Figure scripts
########

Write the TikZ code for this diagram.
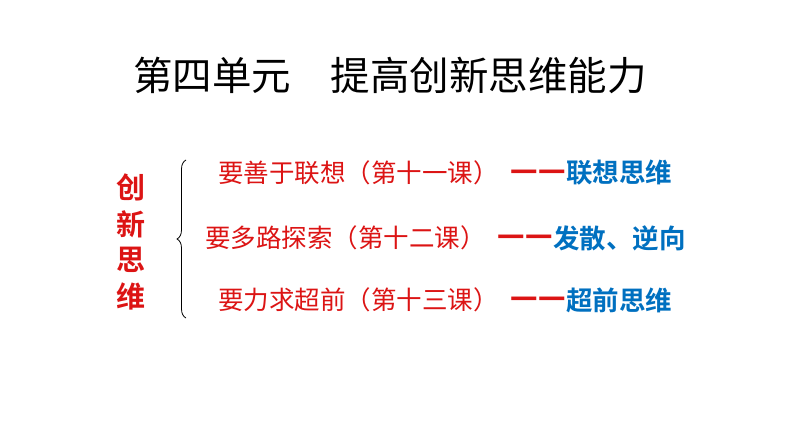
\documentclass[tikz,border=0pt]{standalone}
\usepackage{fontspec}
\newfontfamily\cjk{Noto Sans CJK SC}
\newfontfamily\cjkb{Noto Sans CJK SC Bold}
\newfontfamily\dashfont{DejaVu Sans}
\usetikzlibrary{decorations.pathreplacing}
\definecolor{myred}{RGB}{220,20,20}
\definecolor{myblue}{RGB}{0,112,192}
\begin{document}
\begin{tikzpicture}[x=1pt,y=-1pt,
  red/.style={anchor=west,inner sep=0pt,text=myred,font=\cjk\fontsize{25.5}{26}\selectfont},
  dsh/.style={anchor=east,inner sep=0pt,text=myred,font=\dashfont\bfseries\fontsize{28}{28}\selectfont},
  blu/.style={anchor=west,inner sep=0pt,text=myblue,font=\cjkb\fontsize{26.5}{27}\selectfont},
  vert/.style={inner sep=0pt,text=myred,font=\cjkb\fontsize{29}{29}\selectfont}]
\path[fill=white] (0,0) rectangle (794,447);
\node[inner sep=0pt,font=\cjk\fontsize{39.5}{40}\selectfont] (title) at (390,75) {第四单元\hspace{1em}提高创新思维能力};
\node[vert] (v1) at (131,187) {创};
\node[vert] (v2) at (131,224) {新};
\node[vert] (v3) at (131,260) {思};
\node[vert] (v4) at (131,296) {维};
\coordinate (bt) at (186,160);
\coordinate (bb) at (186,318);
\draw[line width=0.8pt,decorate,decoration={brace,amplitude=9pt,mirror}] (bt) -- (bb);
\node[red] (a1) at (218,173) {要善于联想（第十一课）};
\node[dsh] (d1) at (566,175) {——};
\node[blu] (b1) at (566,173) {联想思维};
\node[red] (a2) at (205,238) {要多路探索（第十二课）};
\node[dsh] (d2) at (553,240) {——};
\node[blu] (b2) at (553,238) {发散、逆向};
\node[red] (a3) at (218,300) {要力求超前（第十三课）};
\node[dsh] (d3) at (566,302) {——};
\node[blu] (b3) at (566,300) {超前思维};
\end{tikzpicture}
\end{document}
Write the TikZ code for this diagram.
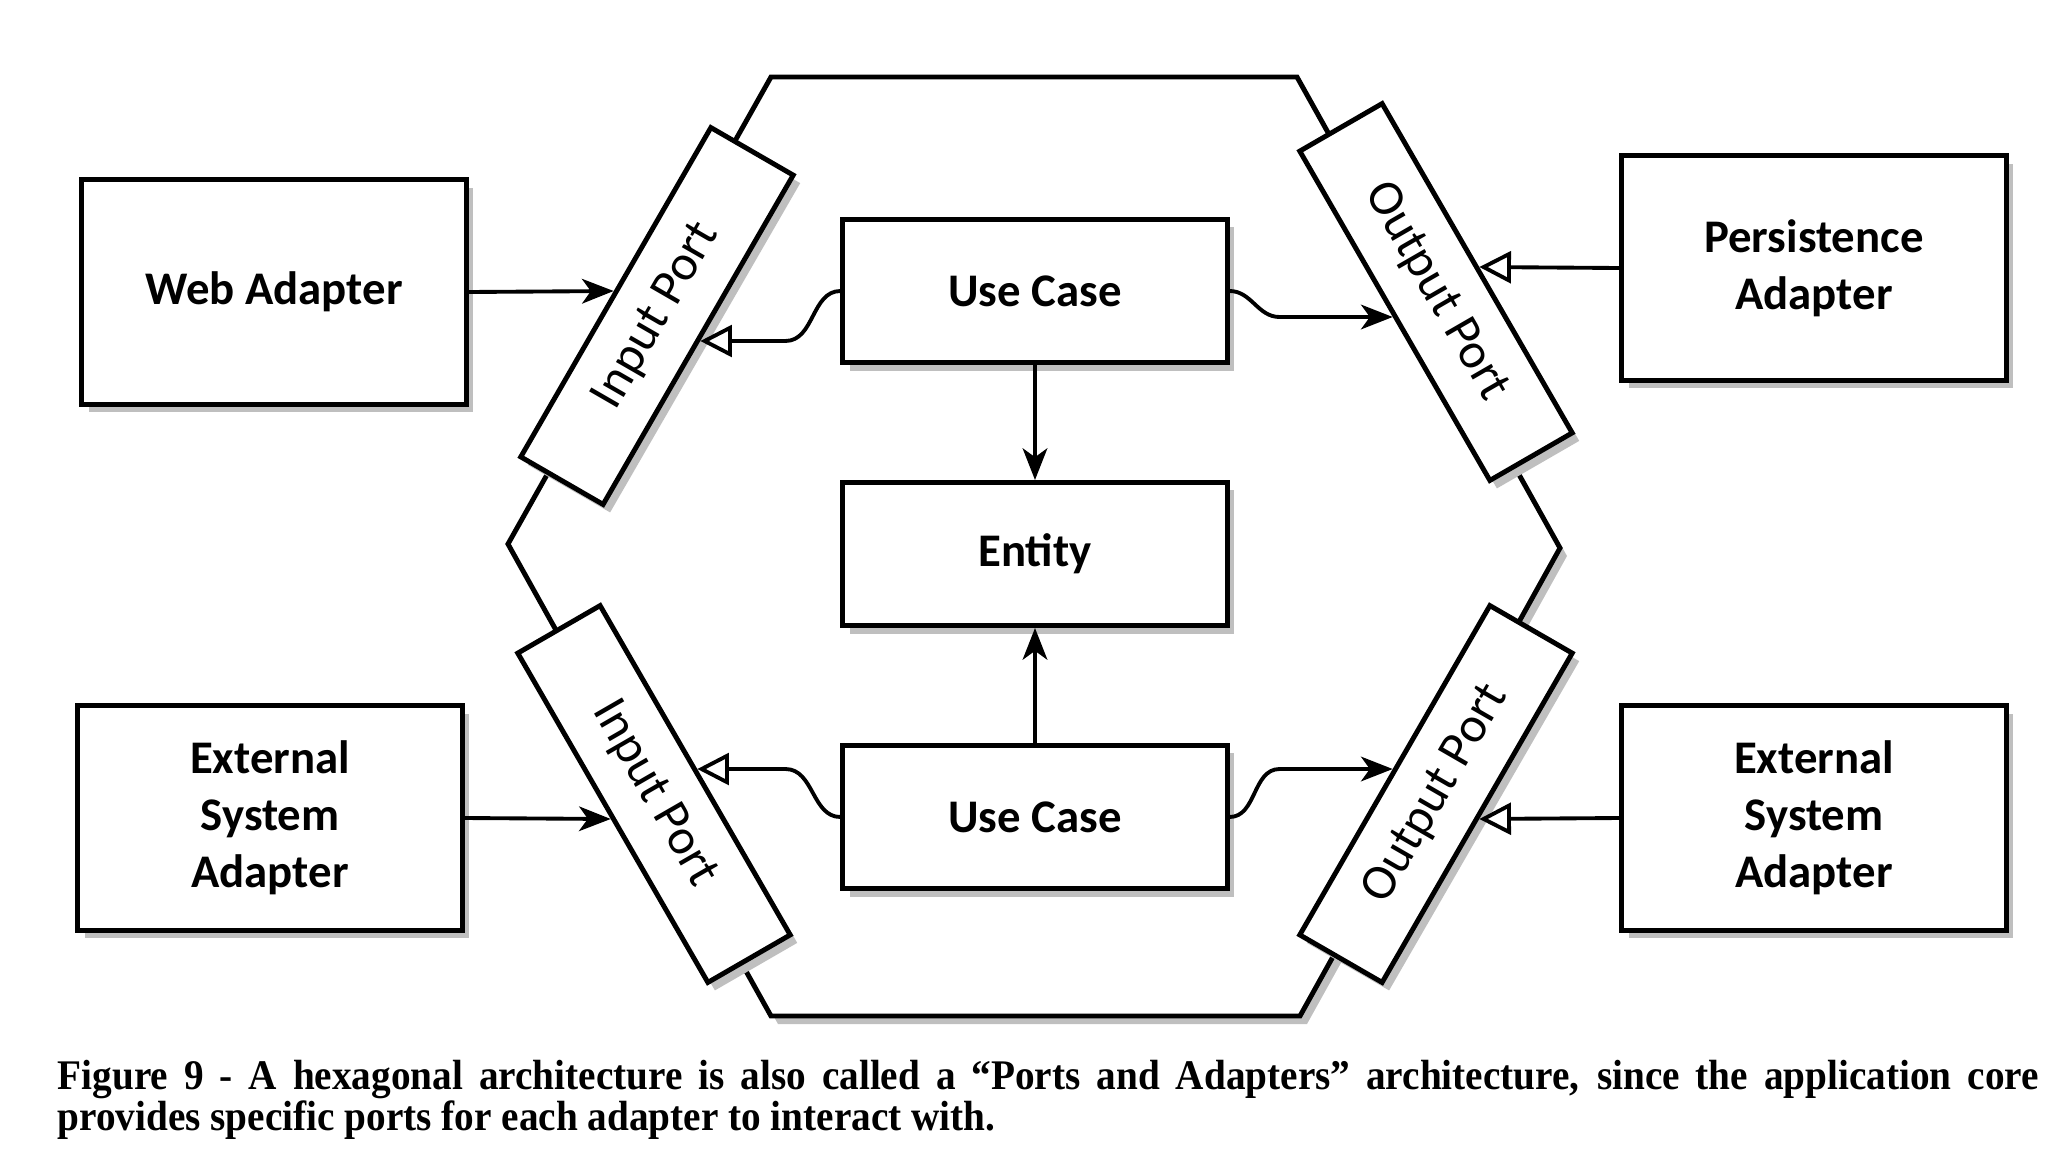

########

### [WHAT YOU WILL DO]
Apart from the pictures, the entries above are to be repeated in full and exactly.

### [RESULT]
Write the TikZ code for this diagram.
\documentclass[tikz,border=0pt]{standalone}
\usepackage{fontspec}
\newfontfamily\cjk{Noto Sans CJK SC}
\newfontfamily\cjkb{Noto Sans CJK SC Bold}
\newfontfamily\dashfont{DejaVu Sans}
\usetikzlibrary{decorations.pathreplacing}
\definecolor{myred}{RGB}{220,20,20}
\definecolor{myblue}{RGB}{0,112,192}
\begin{document}
\begin{tikzpicture}[x=1pt,y=-1pt,
  red/.style={anchor=west,inner sep=0pt,text=myred,font=\cjk\fontsize{25.5}{26}\selectfont},
  dsh/.style={anchor=east,inner sep=0pt,text=myred,font=\dashfont\bfseries\fontsize{28}{28}\selectfont},
  blu/.style={anchor=west,inner sep=0pt,text=myblue,font=\cjkb\fontsize{26.5}{27}\selectfont},
  vert/.style={inner sep=0pt,text=myred,font=\cjkb\fontsize{29}{29}\selectfont}]
\path[fill=white] (0,0) rectangle (794,447);
\node[inner sep=0pt,font=\cjk\fontsize{39.5}{40}\selectfont] (title) at (390,75) {第四单元\hspace{1em}提高创新思维能力};
\node[vert] (v1) at (131,187) {创};
\node[vert] (v2) at (131,224) {新};
\node[vert] (v3) at (131,260) {思};
\node[vert] (v4) at (131,296) {维};
\coordinate (bt) at (186,160);
\coordinate (bb) at (186,318);
\draw[line width=0.8pt,decorate,decoration={brace,amplitude=9pt,mirror}] (bt) -- (bb);
\node[red] (a1) at (218,173) {要善于联想（第十一课）};
\node[dsh] (d1) at (566,175) {——};
\node[blu] (b1) at (566,173) {联想思维};
\node[red] (a2) at (205,238) {要多路探索（第十二课）};
\node[dsh] (d2) at (553,240) {——};
\node[blu] (b2) at (553,238) {发散、逆向};
\node[red] (a3) at (218,300) {要力求超前（第十三课）};
\node[dsh] (d3) at (566,302) {——};
\node[blu] (b3) at (566,300) {超前思维};
\end{tikzpicture}
\end{document}
Write the TikZ code for this diagram.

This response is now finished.